10) Communication & Multidisciplinary Collaboration
Why it matters:
Quantum computing is highly interdisciplinary—spanning physics, software engineering, mathematics, and applications. Employers value professionals who can bridge these domains and clearly articulate technical trade-offs.
What job ads often say:
“Strong communicator”, “collaborate across physics, engineering, and business teams”.
How to evidence it:
“Presented quantum prototyping results to business stakeholders, aligning expectations with hardware constraints.”
“Collaborated with chemists to map molecular Hamiltonians for VQE simulations.”
Interview readiness:
Be prepared for scenario-based questions explaining algorithmic performance to a non-technical audience or navigating cross-functional trade-offs.
Honorable Mentions
Quantum cryptography & quantum key distribution (QKD)
Quantum control and calibration techniques
Quantum annealing (D-Wave) applications
Analog quantum simulators / trapped ion systems
How to Prove These Skills
Portfolio: GitHub code implementing quantum algorithms, hybrid workflows, simulations, and visualisations.

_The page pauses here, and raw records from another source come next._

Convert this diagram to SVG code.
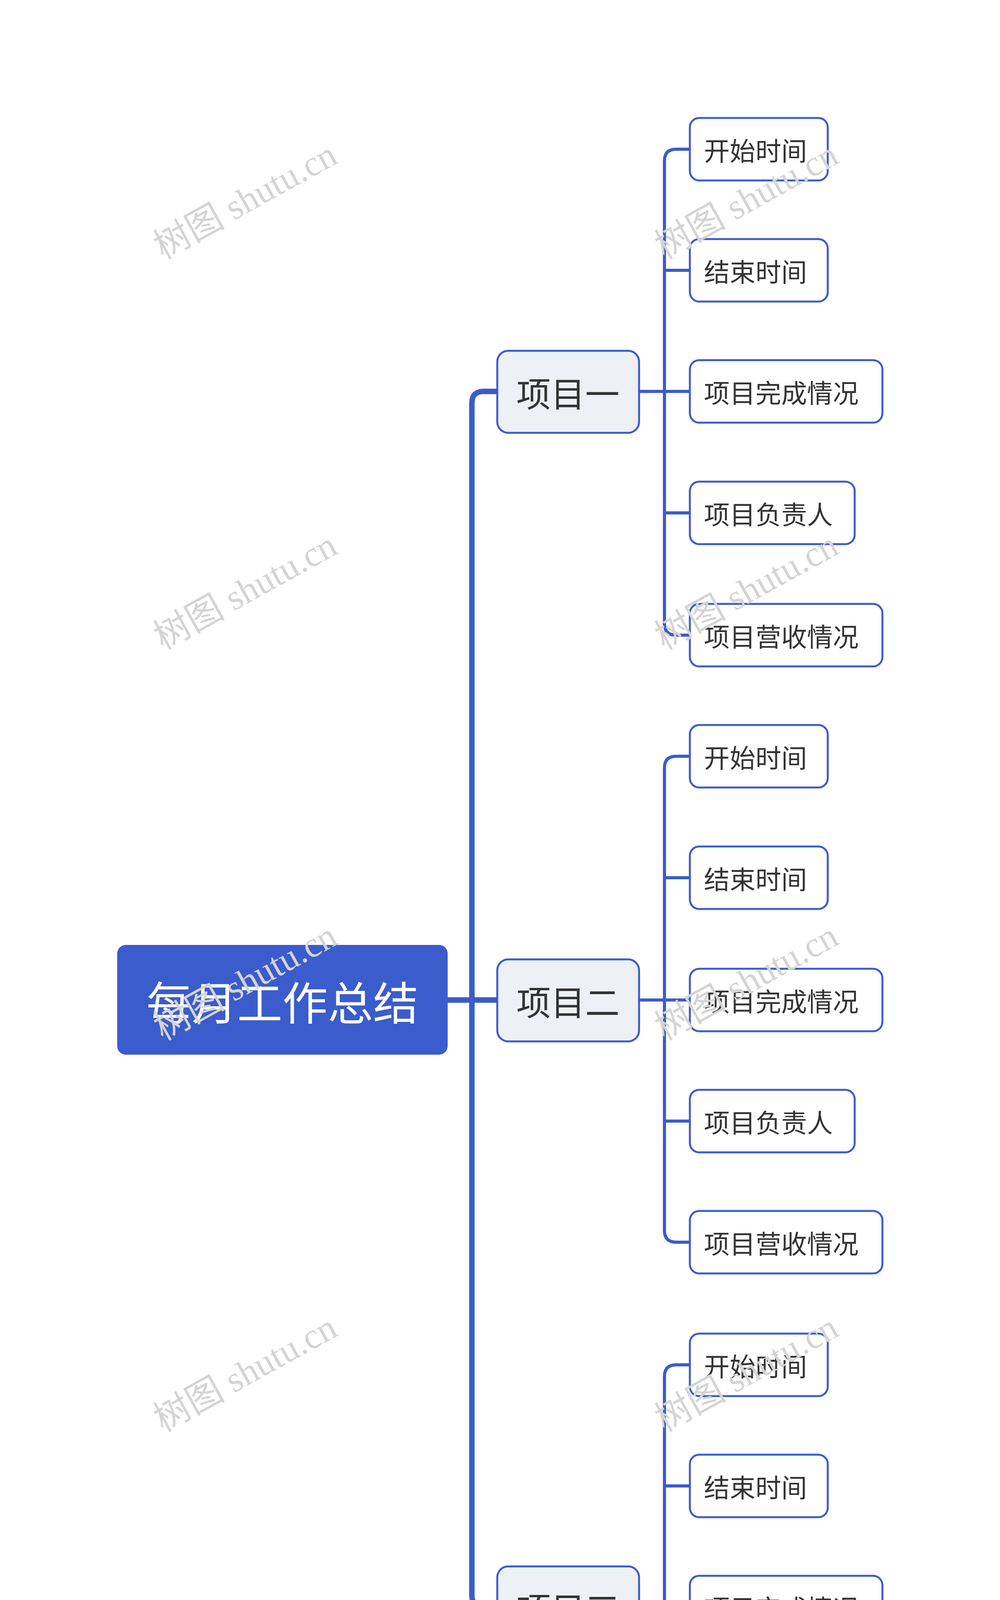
<svg xmlns="http://www.w3.org/2000/svg" width="2560" height="5120" viewBox="0 0 2560 5120">
<style>
.wm{font-family:"Liberation Serif","Noto Sans CJK SC",serif;font-size:92px;fill:#d4d4d4}
.root rect{fill:#3b5ccc}
.root text{font-family:"Noto Sans CJK SC",sans-serif;font-size:116px;fill:#fff;text-anchor:middle;dominant-baseline:central}
.l1 rect{fill:#edf1f5;stroke:#3b5ccc;stroke-width:5}
.l1 text{font-family:"Noto Sans CJK SC",sans-serif;font-size:88px;fill:#333;text-anchor:middle;dominant-baseline:central}
.l2 rect{fill:#fff;stroke:#3b5ccc;stroke-width:5}
.l2 text{font-family:"Noto Sans CJK SC",sans-serif;font-size:66px;fill:#333;dominant-baseline:central}
.c{fill:none;stroke:#3b5ccc;stroke-linecap:round}
</style>
<rect width="2560" height="5120" fill="#fff"/>
<g id="connectors">
<path class="c" stroke-width="14" d="M1146 2560H1273M1273 1002H1238Q1208 1002 1208 1032V4084Q1208 4114 1238 4114H1273"/>
<path class="c" stroke-width="8" d="M1636 1002H1766M1766 382H1731Q1701 382 1701 412V1596Q1701 1626 1731 1626H1766M1701 692H1766M1701 1313H1766"/>
<path class="c" stroke-width="8" d="M1636 2560H1766M1766 1936H1731Q1701 1936 1701 1966V3150Q1701 3180 1731 3180H1766M1701 2247H1766M1701 2870H1766"/>
<path class="c" stroke-width="8" d="M1636 4114H1766M1766 3494H1731Q1701 3494 1701 3524V4708Q1701 4738 1731 4738H1766M1701 3804H1766M1701 4424H1766"/>
</g>
<g id="root" class="root"><rect x="300" y="2419" width="846" height="281" rx="22"/><text x="723" y="2560">每月工作总结</text></g>
<g id="p1" class="l1"><rect x="1273" y="898" width="363" height="210" rx="28"/><text x="1454" y="1002">项目一</text></g>
<g id="p2" class="l1"><rect x="1273" y="2456" width="363" height="210" rx="28"/><text x="1454" y="2560">项目二</text></g>
<g id="p3" class="l1"><rect x="1273" y="4010" width="363" height="210" rx="28"/><text x="1454" y="4114">项目三</text></g>
<g id="p1a" class="l2"><rect x="1766" y="302" width="353" height="160" rx="24"/><text x="1802" y="382">开始时间</text></g>
<g id="p1b" class="l2"><rect x="1766" y="612" width="353" height="160" rx="24"/><text x="1802" y="692">结束时间</text></g>
<g id="p1c" class="l2"><rect x="1766" y="922" width="493" height="160" rx="24"/><text x="1802" y="1002">项目完成情况</text></g>
<g id="p1d" class="l2"><rect x="1766" y="1233" width="422" height="160" rx="24"/><text x="1802" y="1313">项目负责人</text></g>
<g id="p1e" class="l2"><rect x="1766" y="1546" width="493" height="160" rx="24"/><text x="1802" y="1626">项目营收情况</text></g>
<g id="p2a" class="l2"><rect x="1766" y="1856" width="353" height="160" rx="24"/><text x="1802" y="1936">开始时间</text></g>
<g id="p2b" class="l2"><rect x="1766" y="2167" width="353" height="160" rx="24"/><text x="1802" y="2247">结束时间</text></g>
<g id="p2c" class="l2"><rect x="1766" y="2480" width="493" height="160" rx="24"/><text x="1802" y="2560">项目完成情况</text></g>
<g id="p2d" class="l2"><rect x="1766" y="2790" width="422" height="160" rx="24"/><text x="1802" y="2870">项目负责人</text></g>
<g id="p2e" class="l2"><rect x="1766" y="3100" width="493" height="160" rx="24"/><text x="1802" y="3180">项目营收情况</text></g>
<g id="p3a" class="l2"><rect x="1766" y="3414" width="353" height="160" rx="24"/><text x="1802" y="3494">开始时间</text></g>
<g id="p3b" class="l2"><rect x="1766" y="3724" width="353" height="160" rx="24"/><text x="1802" y="3804">结束时间</text></g>
<g id="p3c" class="l2"><rect x="1766" y="4034" width="493" height="160" rx="24"/><text x="1802" y="4114">项目完成情况</text></g>
<g id="p3d" class="l2"><rect x="1766" y="4344" width="422" height="160" rx="24"/><text x="1802" y="4424">项目负责人</text></g>
<g id="p3e" class="l2"><rect x="1766" y="4658" width="493" height="160" rx="24"/><text x="1802" y="4738">项目营收情况</text></g>
<g id="watermarks" class="wm" text-anchor="middle">
<text transform="translate(643,540) rotate(-29)">树图 shutu.cn</text>
<text transform="translate(1926,540) rotate(-29)">树图 shutu.cn</text>
<text transform="translate(643,1540) rotate(-29)">树图 shutu.cn</text>
<text transform="translate(1926,1540) rotate(-29)">树图 shutu.cn</text>
<text transform="translate(643,2540) rotate(-29)">树图 shutu.cn</text>
<text transform="translate(1926,2540) rotate(-29)">树图 shutu.cn</text>
<text transform="translate(643,3542) rotate(-29)">树图 shutu.cn</text>
<text transform="translate(1926,3542) rotate(-29)">树图 shutu.cn</text>
<text transform="translate(643,4544) rotate(-29)">树图 shutu.cn</text>
<text transform="translate(1926,4544) rotate(-29)">树图 shutu.cn</text>
</g>
</svg>
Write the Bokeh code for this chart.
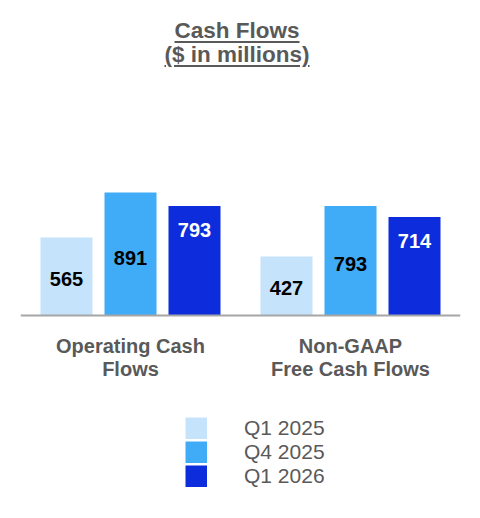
from bokeh.plotting import figure
from bokeh.models import FactorRange, Range1d, Span, Legend, LegendItem, Div, ColumnDataSource
from bokeh.layouts import column
from bokeh.core.properties import value
from bokeh.embed import file_html
from bokeh.resources import INLINE

# ---- data ----
categories = ["Operating Cash\nFlows", "Non-GAAP\nFree Cash Flows"]
series = ["Q1 2025", "Q4 2025", "Q1 2026"]
q1_2025 = [565, 427]
q4_2025 = [891, 793]
q1_2026 = [793, 714]
values = [q1_2025, q4_2025, q1_2026]
colors = ["#c5e3fb", "#40abf6", "#0d2ddc"]
label_colors = ["#000000", "#000000", "#ffffff"]

FONT = "Liberation Sans"
GRAY = "#595959"

title = Div(
    text=('<div style="font-family:\'Liberation Sans\',Arial,sans-serif;font-weight:bold;'
          'font-size:22.5px;line-height:24px;color:#595959;text-align:center;'
          'text-decoration:underline;text-decoration-thickness:2px;text-underline-offset:3px;'
          'padding-top:14px;width:464px;">Cash Flows<br>($ in millions)</div>'),
    width=464, height=62,
)

factors = [(c, s) for c in categories for s in series]
x_range = FactorRange(*factors, factor_padding=0.0, group_padding=0.4375,
                      range_padding=0.21875, range_padding_units="absolute")

p = figure(width=464, height=440, x_range=x_range, y_range=Range1d(-1428, 1761),
           output_backend="svg", toolbar_location=None,
           min_border_left=20, min_border_right=4, min_border_top=0, min_border_bottom=0)
p.axis.visible = False
p.grid.visible = False
p.outline_line_color = None

items = []
for s, vals, col, lcol in zip(series, values, colors, label_colors):
    xs = [(c, s) for c in categories]
    if lcol == "#ffffff":
        ly = [v - 173 for v in vals]
    else:
        ly = [v * 0.47 for v in vals]
    src = ColumnDataSource(dict(x=xs, top=vals, ly=ly, txt=[str(v) for v in vals]))
    p.vbar(x="x", top="top", width=0.8125, source=src, fill_color=col, line_color=None)
    p.text(x="x", y="ly", text="txt", source=src, text_align="center", text_baseline="middle",
           text_font=value(FONT), text_font_style="bold", text_font_size="20px", text_color=lcol)
    # legend swatch: a single-point thick line (draws nothing in the plot, a solid square in the legend)
    sw = p.line(x=[xs[0]], y=[0], line_color=col, line_width=22, line_cap="butt")
    items.append(LegendItem(label=s, renderers=[sw]))

p.add_layout(Span(location=0, dimension="width", line_color="#a6a6a6", line_width=2))

csrc = ColumnDataSource(dict(x=categories, y=[-143] * len(categories), t=categories))
p.text(x="x", y="y", text="t", source=csrc, text_align="center", text_baseline="top",
       text_font=value(FONT), text_font_style="bold", text_font_size="20px",
       text_color=GRAY, text_line_height=1.02)

legend = Legend(items=items, location=(165, 24), orientation="vertical",
                glyph_width=22, glyph_height=22, label_standoff=37, spacing=0,
                padding=0, margin=0, border_line_color=None, background_fill_alpha=0,
                label_text_font=FONT, label_text_font_size="21px", label_text_color=GRAY)
p.add_layout(legend)

layout = column(title, p, spacing=0)
open("out.html", "w").write(file_html(layout, INLINE))
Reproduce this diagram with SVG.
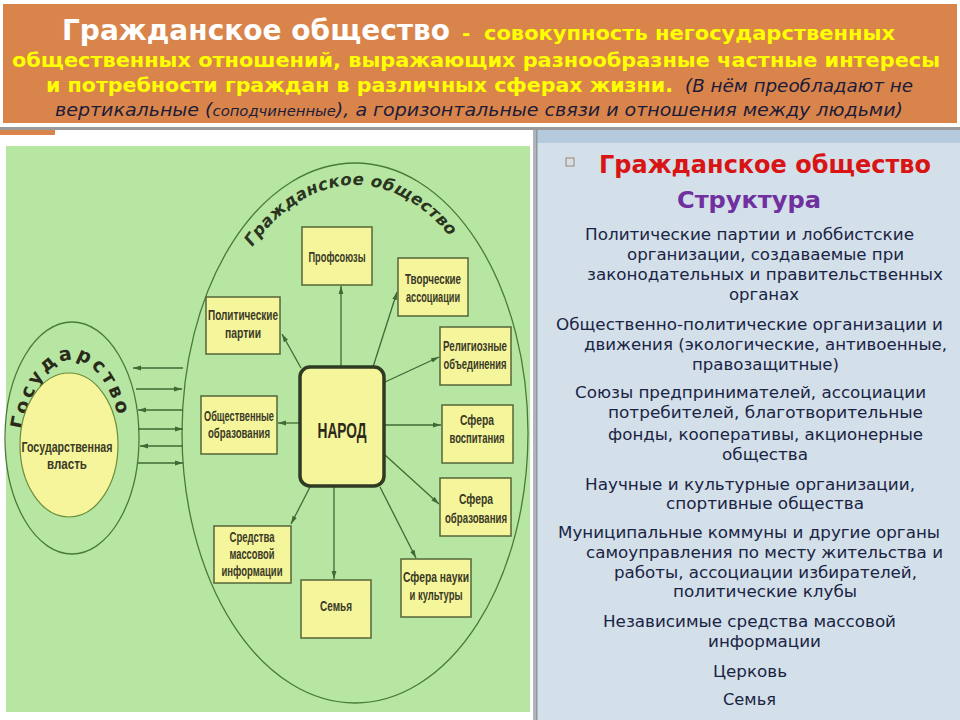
<svg xmlns="http://www.w3.org/2000/svg" width="960" height="720" viewBox="0 0 960 720">
<defs>
<style>
.hw{font-family:"DejaVu Sans",sans-serif;font-weight:bold;fill:#ffffff}
.hy{font-family:"DejaVu Sans",sans-serif;font-weight:bold;font-size:20px;fill:#ffff00}
.hi{font-family:"DejaVu Sans",sans-serif;font-style:italic;font-size:18px;fill:#1c1c3a}
.box{fill:#f5f59c;stroke:#56663a;stroke-width:1.5}
.bt{font-family:"Liberation Sans",sans-serif;font-size:14px;font-weight:bold;fill:#3a3a26;text-anchor:middle}
.conn{stroke:#3f6a35;stroke-width:1.3;fill:none;marker-end:url(#ah)}
.rt{font-family:"DejaVu Sans",sans-serif;font-size:16px;fill:#1a2444}
</style>
<marker id="ah" viewBox="0 0 10 10" refX="10" refY="5" markerWidth="8" markerHeight="8" markerUnits="userSpaceOnUse" orient="auto">
<path d="M0,2 L10,5 L0,8 z" fill="#3f6a35"/>
</marker>
<path id="arcGO" d="M200,433 A155,248 0 0 1 510,433"/>
<path id="arcGS" d="M22,440 A51,100 0 0 1 122,440"/>
</defs>

<rect x="0" y="0" width="960" height="720" fill="#ffffff"/>

<!-- header -->
<g id="header">
<rect x="3" y="4" width="954" height="119" fill="#d9844b"/>
<text x="62" y="40" class="hw" font-size="28" textLength="388" lengthAdjust="spacingAndGlyphs">Гражданское общество</text>
<text x="462" y="40" class="hy">-</text>
<text x="484" y="40" class="hy" textLength="411" lengthAdjust="spacingAndGlyphs">совокупность негосударственных</text>
<text x="12" y="67" class="hy" textLength="928" lengthAdjust="spacingAndGlyphs">общественных отношений, выражающих разнообразные частные интересы</text>
<text x="46" y="92" class="hy" textLength="627" lengthAdjust="spacingAndGlyphs">и потребности граждан в различных сферах жизни.</text>
<text x="685" y="92" class="hi" textLength="228" lengthAdjust="spacingAndGlyphs">(В нём преобладают не</text>
<text x="55" y="116" class="hi" textLength="848" lengthAdjust="spacingAndGlyphs">вертикальные (<tspan font-size="14">соподчиненные</tspan>), а горизонтальные связи и отношения между людьми)</text>
</g>

<!-- frame -->
<rect x="0" y="127" width="960" height="3" fill="#9a9a9a"/>
<rect x="0" y="130" width="55" height="5" fill="#d9844b"/>
<rect x="6" y="146" width="524" height="566" fill="#b7e6a2"/>
<rect x="533" y="130" width="3" height="590" fill="#b0b4b8"/>
<rect x="537" y="130" width="423" height="590" fill="#d3dfe9"/>
<rect x="537" y="130" width="423" height="13" fill="#b5cadd"/>
<rect x="536" y="130" width="1.5" height="590" fill="#8b98a4"/>

<!-- state -->
<g id="state">
<ellipse cx="72" cy="438" rx="67" ry="116" fill="none" stroke="#4a7a3a" stroke-width="1.3"/>
<text font-family="DejaVu Sans, sans-serif" font-weight="bold" font-size="19" fill="#2a2a1a" letter-spacing="3"><textPath href="#arcGS" startOffset="47%" text-anchor="middle">Государство</textPath></text>
</g>
<g id="state-power">
<ellipse cx="69" cy="445" rx="49" ry="72" fill="#f6f59c" stroke="#6b8e3a" stroke-width="1.2"/>
<text x="67" y="452" class="bt" font-size="16" textLength="91" lengthAdjust="spacingAndGlyphs">Государственная</text>
<text x="67" y="469" class="bt" font-size="16" textLength="40" lengthAdjust="spacingAndGlyphs">власть</text>
</g>

<!-- civil society ellipse -->
<g id="civil-society">
<ellipse cx="355" cy="433" rx="173" ry="270" fill="none" stroke="#4a7a3a" stroke-width="1.3"/>
<text font-family="DejaVu Sans, sans-serif" font-style="italic" font-weight="bold" font-size="16.5" fill="#2a3420" letter-spacing="0.4"><textPath href="#arcGO" startOffset="49%" text-anchor="middle">Гражданское  общество</textPath></text>
</g>

<!-- connectors -->
<g id="connectors">
<path class="conn" d="M183,368 L133,368"/>
<path class="conn" d="M136,389 L182,389"/>
<path class="conn" d="M183,410 L138,410"/>
<path class="conn" d="M138,429 L183,429"/>
<path class="conn" d="M183,446 L140,446"/>
<path class="conn" d="M138,463 L183,463"/>
<path class="conn" d="M341,367 L341,286"/>
<path class="conn" d="M373,367 L397,292"/>
<path class="conn" d="M301,368 L282,334"/>
<path class="conn" d="M385,382 L439,357"/>
<path class="conn" d="M385,425 L441,425"/>
<path class="conn" d="M385,455 L439,504"/>
<path class="conn" d="M380,487 L416,558"/>
<path class="conn" d="M334,487 L334,579"/>
<path class="conn" d="M310,487 L291,524"/>
<path class="conn" d="M299,423 L278,423"/>
</g>

<!-- nodes -->
<g id="narod">
<rect x="300" y="367" width="84" height="119" rx="10" fill="#f5f59c" stroke="#2e3a22" stroke-width="3.5"/>
<text x="342" y="438" font-family="Liberation Sans, sans-serif" font-weight="bold" font-size="22" fill="#2a2a1a" text-anchor="middle" textLength="49" lengthAdjust="spacingAndGlyphs">НАРОД</text>
</g>
<g id="n-profsoyuzy">
<rect class="box" x="302" y="227" width="70" height="58"/>
<text class="bt" x="337" y="262" textLength="57" lengthAdjust="spacingAndGlyphs">Профсоюзы</text>
</g>
<g id="n-tvorcheskie">
<rect class="box" x="398" y="258" width="70" height="58"/>
<text class="bt" x="433" y="284" textLength="56" lengthAdjust="spacingAndGlyphs">Творческие</text>
<text class="bt" x="433" y="302" textLength="54" lengthAdjust="spacingAndGlyphs">ассоциации</text>
</g>
<g id="n-politicheskie">
<rect class="box" x="206" y="297" width="74" height="57"/>
<text class="bt" x="243" y="320" textLength="70" lengthAdjust="spacingAndGlyphs">Политические</text>
<text class="bt" x="243" y="338" textLength="36" lengthAdjust="spacingAndGlyphs">партии</text>
</g>
<g id="n-religioznye">
<rect class="box" x="440" y="327" width="71" height="58"/>
<text class="bt" x="475" y="351" textLength="64" lengthAdjust="spacingAndGlyphs">Религиозные</text>
<text class="bt" x="475" y="369" textLength="63" lengthAdjust="spacingAndGlyphs">объединения</text>
</g>
<g id="n-obshchestvennye">
<rect class="box" x="201" y="396" width="76" height="58"/>
<text class="bt" x="239" y="421" textLength="70" lengthAdjust="spacingAndGlyphs">Общественные</text>
<text class="bt" x="239" y="438" textLength="62" lengthAdjust="spacingAndGlyphs">образования</text>
</g>
<g id="n-vospitanie">
<rect class="box" x="442" y="405" width="71" height="58"/>
<text class="bt" x="477" y="425" textLength="34" lengthAdjust="spacingAndGlyphs">Сфера</text>
<text class="bt" x="477" y="443" textLength="55" lengthAdjust="spacingAndGlyphs">воспитания</text>
</g>
<g id="n-obrazovanie">
<rect class="box" x="440" y="478" width="71" height="58"/>
<text class="bt" x="476" y="504" textLength="34" lengthAdjust="spacingAndGlyphs">Сфера</text>
<text class="bt" x="476" y="523" textLength="62" lengthAdjust="spacingAndGlyphs">образования</text>
</g>
<g id="n-nauka">
<rect class="box" x="401" y="559" width="70" height="58"/>
<text class="bt" x="436" y="582" textLength="66" lengthAdjust="spacingAndGlyphs">Сфера науки</text>
<text class="bt" x="436" y="600" textLength="53" lengthAdjust="spacingAndGlyphs">и культуры</text>
</g>
<g id="n-semya">
<rect class="box" x="301" y="580" width="70" height="58"/>
<text class="bt" x="336" y="611" textLength="32" lengthAdjust="spacingAndGlyphs">Семья</text>
</g>
<g id="n-smi">
<rect class="box" x="214" y="526" width="77" height="57"/>
<text class="bt" x="252" y="542" textLength="45" lengthAdjust="spacingAndGlyphs">Средства</text>
<text class="bt" x="252" y="559" textLength="45" lengthAdjust="spacingAndGlyphs">массовой</text>
<text class="bt" x="252" y="576" textLength="61" lengthAdjust="spacingAndGlyphs">информации</text>
</g>

<!-- right panel -->
<g id="structure">
<rect x="566" y="158" width="8" height="8" fill="none" stroke="#a0856f" stroke-width="1"/>
<text x="599" y="173" font-family="DejaVu Sans, sans-serif" font-weight="bold" font-size="24" fill="#d81414" textLength="332" lengthAdjust="spacingAndGlyphs">Гражданское общество</text>
<text x="677" y="208" font-family="DejaVu Sans, sans-serif" font-weight="bold" font-size="23" fill="#7030a0" textLength="144" lengthAdjust="spacingAndGlyphs">Структура</text>
<text class="rt" x="585" y="240" textLength="329" lengthAdjust="spacingAndGlyphs">Политические партии и лоббистские</text>
<text class="rt" x="627" y="260" textLength="277" lengthAdjust="spacingAndGlyphs">организации, создаваемые при</text>
<text class="rt" x="587" y="280" textLength="356" lengthAdjust="spacingAndGlyphs">законодательных и правительственных</text>
<text class="rt" x="729" y="300" textLength="70" lengthAdjust="spacingAndGlyphs">органах</text>
<text class="rt" x="556" y="330" textLength="387" lengthAdjust="spacingAndGlyphs">Общественно-политические организации и</text>
<text class="rt" x="584" y="350" textLength="363" lengthAdjust="spacingAndGlyphs">движения (экологические, антивоенные,</text>
<text class="rt" x="692" y="370" textLength="147" lengthAdjust="spacingAndGlyphs">правозащитные)</text>
<text class="rt" x="575" y="398" textLength="351" lengthAdjust="spacingAndGlyphs">Союзы предпринимателей, ассоциации</text>
<text class="rt" x="608" y="418" textLength="315" lengthAdjust="spacingAndGlyphs">потребителей, благотворительные</text>
<text class="rt" x="608" y="440" textLength="315" lengthAdjust="spacingAndGlyphs">фонды, кооперативы, акционерные</text>
<text class="rt" x="722" y="460" textLength="86" lengthAdjust="spacingAndGlyphs">общества</text>
<text class="rt" x="585" y="490" textLength="330" lengthAdjust="spacingAndGlyphs">Научные и культурные организации,</text>
<text class="rt" x="666" y="509" textLength="198" lengthAdjust="spacingAndGlyphs">спортивные общества</text>
<text class="rt" x="558" y="538" textLength="382" lengthAdjust="spacingAndGlyphs">Муниципальные коммуны и другие органы</text>
<text class="rt" x="586" y="558" textLength="357" lengthAdjust="spacingAndGlyphs">самоуправления по месту жительства и</text>
<text class="rt" x="614" y="578" textLength="303" lengthAdjust="spacingAndGlyphs">работы, ассоциации избирателей,</text>
<text class="rt" x="673" y="597" textLength="184" lengthAdjust="spacingAndGlyphs">политические клубы</text>
<text class="rt" x="603" y="627" textLength="293" lengthAdjust="spacingAndGlyphs">Независимые средства массовой</text>
<text class="rt" x="708" y="647" textLength="113" lengthAdjust="spacingAndGlyphs">информации</text>
<text class="rt" x="713" y="677" textLength="74" lengthAdjust="spacingAndGlyphs">Церковь</text>
<text class="rt" x="723" y="705" textLength="53" lengthAdjust="spacingAndGlyphs">Семья</text>
</g>
</svg>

CV: Include metrics like fidelity improvement, simulation performance, or error mitigation impact.
ATS optimisation: Mirror keywords like “Qiskit”, “VQE”, “quantum algorithms”, “error correction”.
Interview prep: Craft project stories — problem, approach, result, and trade-offs encountered.
UK-Specific Hiring Signals
Research hubs (Cambridge, Oxford) are investing in quantum algorithms for chemistry and materials.
Tech cluster (London, Edinburgh) has demand for quantum software engineers and developer advocates.
Government labs (Bristol, Harwell) often seek quantum error correction and hardware-aware algorithm developers.
Suggested 12-Week Learning Path
Weeks 1–3: Linear algebra & circuit basics + Qiskit syntax fundamentals
Weeks 4–6: Implement algorithms (Shor’s, Grover’s) + run on simulators and hardware
Weeks 7–8: Explore noise models and error mitigation strategies
Weeks 9–10: Tackle hybrid workflows (VQE/QAOA) + deploy on cloud quantum platforms
Weeks 11–12: Final capstone: domain-specific (e.g., chemistry or optimisation) quantum workflow with documented results
FAQs
What is the most in-demand quantum computing skill in the UK?
Quantum algorithms paired with proficiency in Qiskit or Cirq are most frequently requested, especially in simulated or cloud environments.
Are hardware and noise mitigation skills necessary?
Yes—understanding and mitigating hardware noise is essential for realistic quantum development today.
Do employers expect quantum error correction knowledge?
Many roles value theoretical and simulation experience with error correction, even if hardware isn’t yet fault-tolerant.
Are cloud quantum platforms commonly used?
Absolutely—IBM Quantum, AWS Braket, and Azure Quantum are widely used, and familiarity with them is often required.
Final Checklist
Headline & About: emphasise quantum computing focus
CV: highlight fidelity gains, simulation results, algorithm runs on hardware
Skills section: circuit languages, noise mitigation, error correction, hybrid workflows, platform usage, communication
Portfolio: notebooks, GitHub repos, cloud job outputs, visualisations
Keywords: align with UK job postings — “Qiskit”, “VQE”, “error mitigation”, “quantum algorithms”
Conclusion
To excel in UK quantum computing roles in 2025, develop a blend of quantum algorithm mastery, quantum programming fluency, hardware-aware thinking, error-correcting strategy, cloud platform experience, and cross-domain communication. Employers consistently seek professionals able to bridge theory and practice using tools like Qiskit, hybrid workflows, error mitigation, and cloud quantum backends. Present these skills through tangible projects and clear storytelling—and you'll align strongly with LinkedIn and Indeed's depiction of top-tier quantum computing talent now and ahead.